**TASK DIRECTIONS:** Write the data out again exactly, dropping any images it holds.

**DATASET EXTRACT:**
===

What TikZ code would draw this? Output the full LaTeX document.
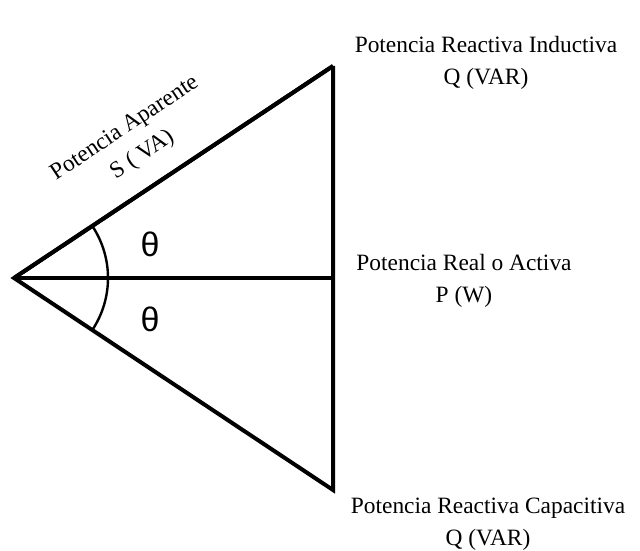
\documentclass[tikz,border=0pt]{standalone}
\usepackage{fontspec}
\setmainfont{Liberation Serif}
\newfontfamily\thetafont{Liberation Sans}
\usetikzlibrary{angles}
\tikzset{
  lado/.style={line width=2pt},
  etiqueta/.style={align=center, font=\fontsize{11.7}{16}\selectfont},
  angulo/.style={font=\thetafont\fontsize{17}{17}\selectfont}
}
\begin{document}
\begin{tikzpicture}[x=0.5pt, y=0.5pt]
\useasboundingbox (0,0) rectangle (640,550);
\coordinate (o) at (14,272);
\coordinate (a) at (333,484);
\coordinate (p) at (333,272);
\coordinate (b) at (333,60);
\draw[lado, line join=miter] (a) -- (o) -- (b) -- (a);
\draw[lado] (o) -- (p);
\draw[lado] (o) -- (a) node[etiqueta, pos=0.457, sloped, above=6pt] {Potencia Aparente\\S ( VA)};
\pic[draw, line width=1.2pt, angle radius=47pt] {angle = b--o--a};
\node[angulo] (t1) at (150,306) {θ};
\node[angulo] (t2) at (150,231) {θ};
\node[etiqueta] (q1) at (486,487) {Potencia Reactiva Inductiva\\Q (VAR)};
\node[etiqueta] (pw) at (464,269) {Potencia Real o Activa\\P (W)};
\node[etiqueta] (q2) at (488,26) {Potencia Reactiva Capacitiva\\Q (VAR)};
\end{tikzpicture}
\end{document}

===

**FINAL RESULT:**
What TikZ code would draw this? Output the full LaTeX document.
\documentclass[tikz,border=0pt]{standalone}
\usepackage{fontspec}
\setmainfont{Liberation Serif}
\newfontfamily\thetafont{Liberation Sans}
\usetikzlibrary{angles}
\tikzset{
  lado/.style={line width=2pt},
  etiqueta/.style={align=center, font=\fontsize{11.7}{16}\selectfont},
  angulo/.style={font=\thetafont\fontsize{17}{17}\selectfont}
}
\begin{document}
\begin{tikzpicture}[x=0.5pt, y=0.5pt]
\useasboundingbox (0,0) rectangle (640,550);
\coordinate (o) at (14,272);
\coordinate (a) at (333,484);
\coordinate (p) at (333,272);
\coordinate (b) at (333,60);
\draw[lado, line join=miter] (a) -- (o) -- (b) -- (a);
\draw[lado] (o) -- (p);
\draw[lado] (o) -- (a) node[etiqueta, pos=0.457, sloped, above=6pt] {Potencia Aparente\\S ( VA)};
\pic[draw, line width=1.2pt, angle radius=47pt] {angle = b--o--a};
\node[angulo] (t1) at (150,306) {θ};
\node[angulo] (t2) at (150,231) {θ};
\node[etiqueta] (q1) at (486,487) {Potencia Reactiva Inductiva\\Q (VAR)};
\node[etiqueta] (pw) at (464,269) {Potencia Real o Activa\\P (W)};
\node[etiqueta] (q2) at (488,26) {Potencia Reactiva Capacitiva\\Q (VAR)};
\end{tikzpicture}
\end{document}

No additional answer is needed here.